Immigration to the United States[edit]

Porges's brother Kurt had managed to reach England, and eventually joined the U.S. Army. After the war, he obtained a visa for Paul to come to America. He also got visas for their parents, both of whom had been sent to a concentration camp but survived.[5]

Porges's wedding to Eisenstab was delayed by a stint in the army during the Korean War. While in uniform, Porges drew cartoons for army newspapers. After being discharged, he began to establish himself as a gag cartoonist for magazines.[6]

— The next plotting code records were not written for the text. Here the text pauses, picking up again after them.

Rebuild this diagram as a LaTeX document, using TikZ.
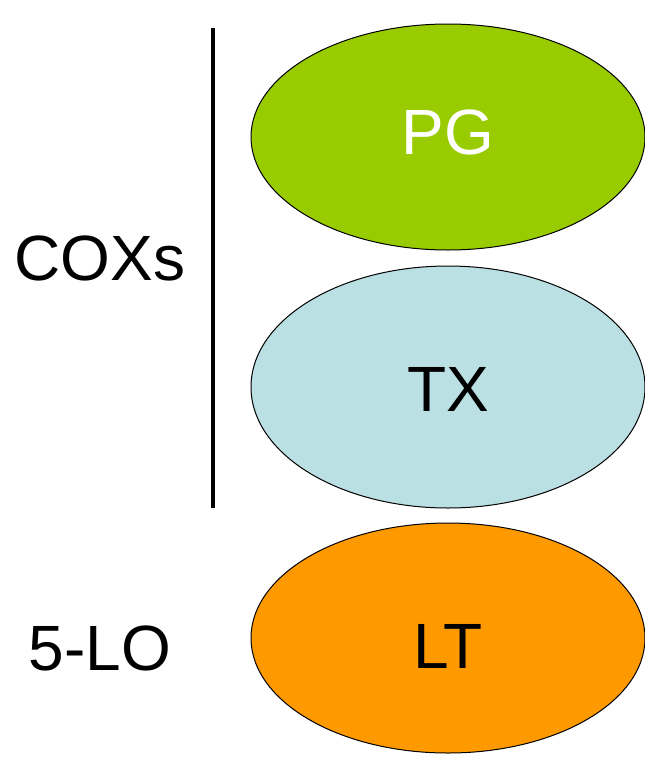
\documentclass[tikz,border=0pt]{standalone}
\usepackage{fontspec}
\setmainfont{Liberation Sans}
\usetikzlibrary{shapes.geometric}
\definecolor{pgc}{HTML}{99CC00}
\definecolor{txc}{HTML}{BBE0E3}
\definecolor{ltc}{HTML}{FF9900}
\begin{document}
\begin{tikzpicture}[x=1pt,y=-1pt,
  ell/.style={ellipse,draw=black,line width=1pt,inner sep=0pt},
  lbl/.style={font=\fontsize{64}{76}\selectfont}]
\useasboundingbox (0,0) rectangle (645,763);
\node[ell,fill=pgc,minimum width=394pt,minimum height=226pt] (pg) at (448,137) {};
\node[lbl,text=white] (pgt) at (448,132) {PG};
\node[ell,fill=txc,minimum width=394pt,minimum height=242pt] (tx) at (448,387) {};
\node[lbl] (txt) at (448,389) {TX};
\node[ell,fill=ltc,minimum width=394pt,minimum height=230pt] (lt) at (448,638) {};
\node[lbl] (ltt) at (448,646) {LT};
\node[lbl] (cox) at (100,258) {COXs};
\node[lbl] (lo) at (100,648) {5-LO};
\coordinate (a) at (213,28);
\coordinate (b) at (213,508);
\draw[line width=4pt] (a) -- (b);
\end{tikzpicture}
\end{document}
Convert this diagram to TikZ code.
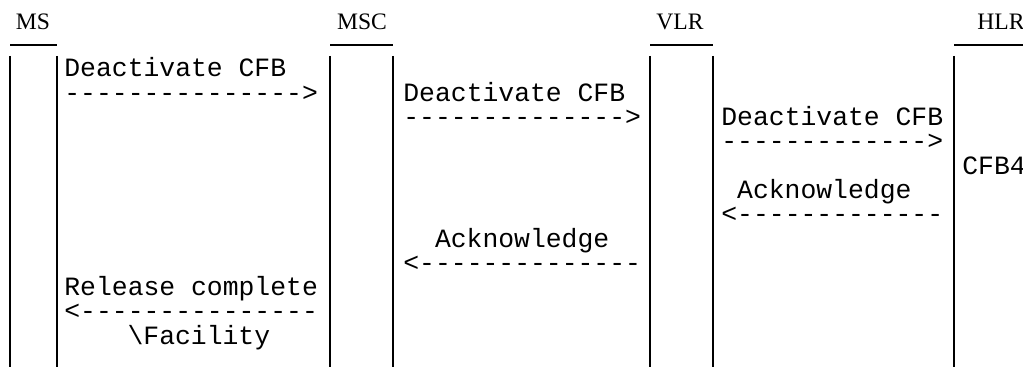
\documentclass[tikz,border=0pt]{standalone}
\usepackage{fontspec}
\setmainfont{Liberation Serif}
\setmonofont{Liberation Mono}
\usetikzlibrary{positioning}

\begin{document}
\begin{tikzpicture}[x=0.5pt, y=-0.5pt,
    entity/.style={font=\fontsize{11.8}{14}\selectfont, anchor=base, inner sep=0pt},
    msg/.style={font=\ttfamily\fontsize{13.2}{15}\selectfont, anchor=base west, inner sep=0pt},
    lifeline/.style={line width=0.65pt},
    headbar/.style={line width=1pt}]
  \useasboundingbox (0,0) rectangle (1023,367);
  % entities and their bars
  \node [entity] (ms) at (33,30) {MS};
  \node [entity] (msc) at (362,30) {MSC};
  \node [entity] (vlr) at (680,30) {VLR};
  \node [entity] (hlr) at (1001,30) {HLR};
  \draw [headbar] (10,45) -- (57,45);
  \draw [headbar] (330,45) -- (393,45);
  \draw [headbar] (650,45) -- (713,45);
  \draw [headbar] (954,45) -- (1023,45);
  % lifelines
  \foreach \x in {10,57,330,393,650,713,954}
    \draw [lifeline] (\x,56) -- (\x,367);
  % MS -> MSC
  \node [msg] (deact1) at (64,77) {Deactivate CFB};
  \node [msg] (deact1arr) at ([yshift=-12.15pt]deact1.base west) {--------------->};
  % MSC -> VLR
  \node [msg] (deact2) at (403,101.3) {Deactivate CFB};
  \node [msg] (deact2arr) at ([yshift=-12.15pt]deact2.base west) {-------------->};
  % VLR -> HLR
  \node [msg] (deact3) at (721,125.6) {Deactivate CFB};
  \node [msg] (deact3arr) at ([yshift=-12.15pt]deact3.base west) {------------->};
  \node [msg] (cfb) at (962,174.2) {CFB4};
  % HLR -> VLR
  \node [msg] (ack1) at (736.8,198.5) {Acknowledge};
  \node [msg] (ack1arr) at (721,222.8) {<-------------};
  % VLR -> MSC
  \node [msg] (ack2) at (434.6,247.1) {Acknowledge};
  \node [msg] (ack2arr) at (403,271.4) {<--------------};
  % MSC -> MS
  \node [msg] (rel) at (64,295.7) {Release complete};
  \node [msg] (relarr) at ([yshift=-12.15pt]rel.base west) {<---------------};
  \node [msg] (fac) at ([xshift=31.6pt, yshift=-24.3pt]rel.base west) {\textbackslash Facility};
\end{tikzpicture}
\end{document}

Work at Mad magazine[edit]

After a few sales, he became a regular contributor to Mad magazine in 1971. His first contribution to Mad was the cover idea for issue #106, in 1966. Over the next four decades he contributed over 200 articles to Mad.[1] Porges was primarily a writer for the first seven years, but Mad began using his artwork more regularly in 1978; between 1986 and 1993, he appeared in 52 consecutive issues.[7] His last feature appeared in Mad #500.[1]

Though he used different illustrative styles in his career, he is perhaps best known for an energetic line combined with monochrome wash.[citation needed]

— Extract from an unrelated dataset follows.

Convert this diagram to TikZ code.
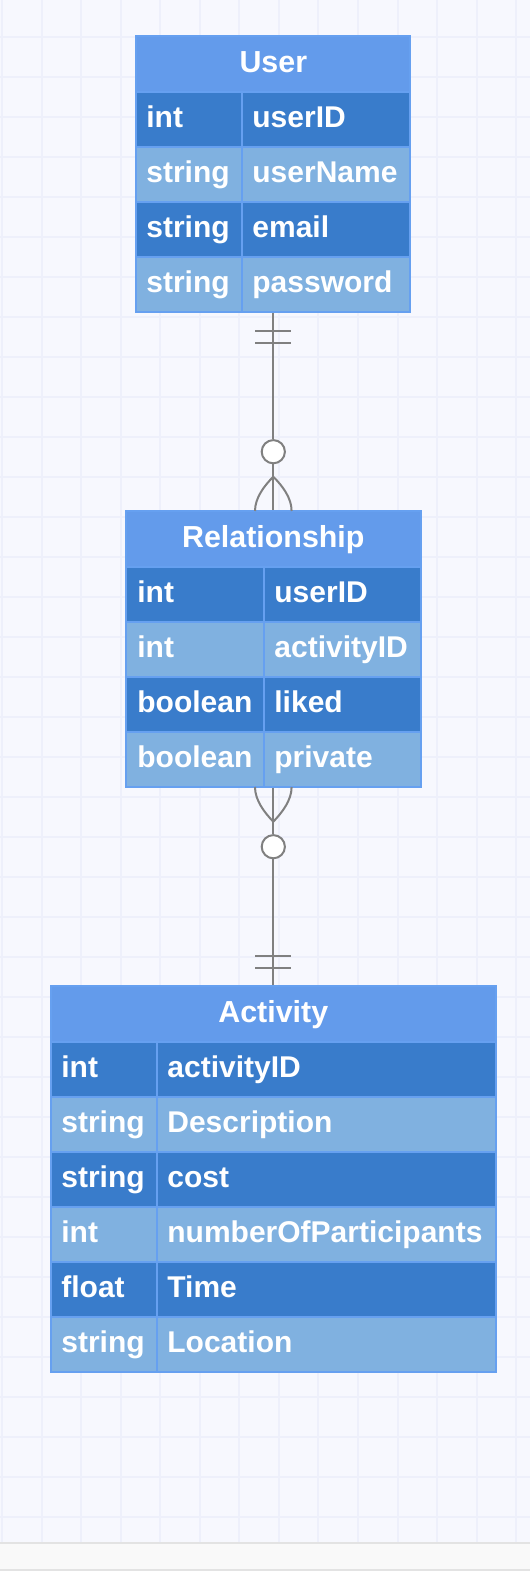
\documentclass[tikz,border=0pt]{standalone}
\usepackage{fontspec}
\setmainfont{Liberation Sans}
\usetikzlibrary{calc}
\definecolor{bgcol}{HTML}{F7F8FE}
\definecolor{gridcol}{HTML}{EEF0FB}
\definecolor{hdrcol}{HTML}{639BEB}
\definecolor{rowdark}{HTML}{397CCB}
\definecolor{rowlight}{HTML}{80B1E0}
\definecolor{edgecol}{HTML}{66A0F0}
\definecolor{linkcol}{HTML}{808080}
\definecolor{barcol}{HTML}{F9F9F9}
\definecolor{barline}{HTML}{E3E3E3}
\tikzset{
  tbl/.style={draw=edgecol, line width=1pt, fill=hdrcol, inner sep=0pt},
  cell/.style={draw=edgecol, line width=1pt},
  title/.style={text=white, anchor=base, inner sep=0pt, font=\bfseries\fontsize{15.2}{18}\selectfont},
  field/.style={text=white, anchor=base west, inner sep=0pt, font=\bfseries\fontsize{15}{18}\selectfont},
  link/.style={draw=linkcol, line width=1pt},
  opt/.style={circle, draw=linkcol, fill=white, line width=1pt, inner sep=0pt, minimum size=11.6pt},
}
\begin{document}
\begin{tikzpicture}[x=0.5pt, y=-0.5pt]
  \useasboundingbox (0,0) rectangle (530,1571);
  \fill[bgcol] (0,0) rectangle (530,1542);
  \foreach \gx in {0,...,13} \draw[gridcol, line width=1pt] ({2+39.55*\gx},0) -- ({2+39.55*\gx},1542);
  \foreach \gy in {0,...,37} \draw[gridcol, line width=1pt] (0,{37.3+40*\gy}) -- (530,{37.3+40*\gy});
  \fill[barcol] (0,1542) rectangle (530,1571);
  \draw[barline, line width=1pt] (0,1542.5) -- (530,1542.5);
  \draw[barline, line width=1pt] (0,1570) -- (530,1570);

  % User
  \node[tbl, minimum width=137pt, minimum height=137.85pt] (user) at (273.3,173.85) {};
  \node[title] (user-title) at (273.3,72.5) {User};
  \foreach \c/\ty/\nm [count=\i from 0] in {rowdark/int/userID, rowlight/string/userName, rowdark/string/email, rowlight/string/password} {
    \draw[cell, fill=\c] (136.3,{91.7+55*\i}) rectangle (242,{146.7+55*\i});
    \draw[cell, fill=\c] (242,{91.7+55*\i}) rectangle (410.3,{146.7+55*\i});
    \node[field] (user-t\i) at (146,{127.3+55*\i}) {\ty};
    \node[field] (user-n\i) at (252,{127.3+55*\i}) {\nm};
  }

  % Relationship
  \node[tbl, minimum width=147.35pt, minimum height=137.85pt] (rel) at (273.3,648.85) {};
  \node[title] (rel-title) at (273.3,547) {Relationship};
  \foreach \c/\ty/\nm [count=\i from 0] in {rowdark/int/userID, rowlight/int/activityID, rowdark/boolean/liked, rowlight/boolean/private} {
    \draw[cell, fill=\c] (126,{566.7+55*\i}) rectangle (264,{621.7+55*\i});
    \draw[cell, fill=\c] (264,{566.7+55*\i}) rectangle (420.6,{621.7+55*\i});
    \node[field] (rel-t\i) at (137,{602.3+55*\i}) {\ty};
    \node[field] (rel-n\i) at (274,{602.3+55*\i}) {\nm};
  }

  % Activity
  \node[tbl, minimum width=222.35pt, minimum height=192.85pt] (act) at (273.3,1178.85) {};
  \node[title] (act-title) at (273.3,1022) {Activity};
  \foreach \c/\ty/\nm [count=\i from 0] in {rowdark/int/activityID, rowlight/string/Description, rowdark/string/cost, rowlight/int/numberOfParticipants, rowdark/float/Time, rowlight/string/Location} {
    \draw[cell, fill=\c] (51,{1041.7+55*\i}) rectangle (157.3,{1096.7+55*\i});
    \draw[cell, fill=\c] (157.3,{1041.7+55*\i}) rectangle (495.6,{1096.7+55*\i});
    \node[field] (act-t\i) at (61,{1077.3+55*\i}) {\ty};
    \node[field] (act-n\i) at (167,{1077.3+55*\i}) {\nm};
  }

  % User -- Relationship
  \node[opt] (opt1) at (273.3,451.7) {};
  \coordinate (foot1) at (273.3,476.7);
  \draw[link] (user.south) -- (opt1.north);
  \draw[link] (opt1.south) -- (rel.north);
  \draw[link] ($(user.south)+(-18,18.3)$) -- ++(36,0);
  \draw[link] ($(user.south)+(-18,30)$) -- ++(36,0);
  \draw[link] (foot1) .. controls (264,486) and (255,498) .. (255,511);
  \draw[link] (foot1) .. controls (282.6,486) and (291.6,498) .. (291.6,511);

  % Relationship -- Activity
  \node[opt] (opt2) at (273.3,846.7) {};
  \coordinate (foot2) at (273.3,821.7);
  \draw[link] (rel.south) -- (opt2.north);
  \draw[link] (opt2.south) -- (act.north);
  \draw[link] ($(act.north)+(-18,-29.3)$) -- ++(36,0);
  \draw[link] ($(act.north)+(-18,-17)$) -- ++(36,0);
  \draw[link] (foot2) .. controls (264,812) and (255,800) .. (255,787);
  \draw[link] (foot2) .. controls (282.6,812) and (291.6,800) .. (291.6,787);
\end{tikzpicture}
\end{document}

Exhibitions and archive[edit]

In 2000 the Jewish Museum Vienna presented a double personal exhibition named Style and Humor, which attracted 64,000 visitors.

In 2001 this exhibition was shown in New York. The opening planned for September 11 was canceled because of the attack on the World Trade Center on that day. In 2007 the museum invited to a fashion show by Lucie Porges.

The pullover that Porges wore from 1939 to 1945 became part of the permanent exhibition in 2013; the family donated the Vienna family archive and major works by Lucie and Paul Peter Porges to the Jewish Museum Vienna in 2015.[8][9]

Personal life, family and death[edit]

Porges's wife Lucie Porges studied fashion in the United States and became a fashion designer for the New York label Pauline Trigère. She died in 2011. PPP, as family and friends called him, went into seclusion. He died on December 20, 2016. He was survived by two daughters, Vivette and Claudia.[1]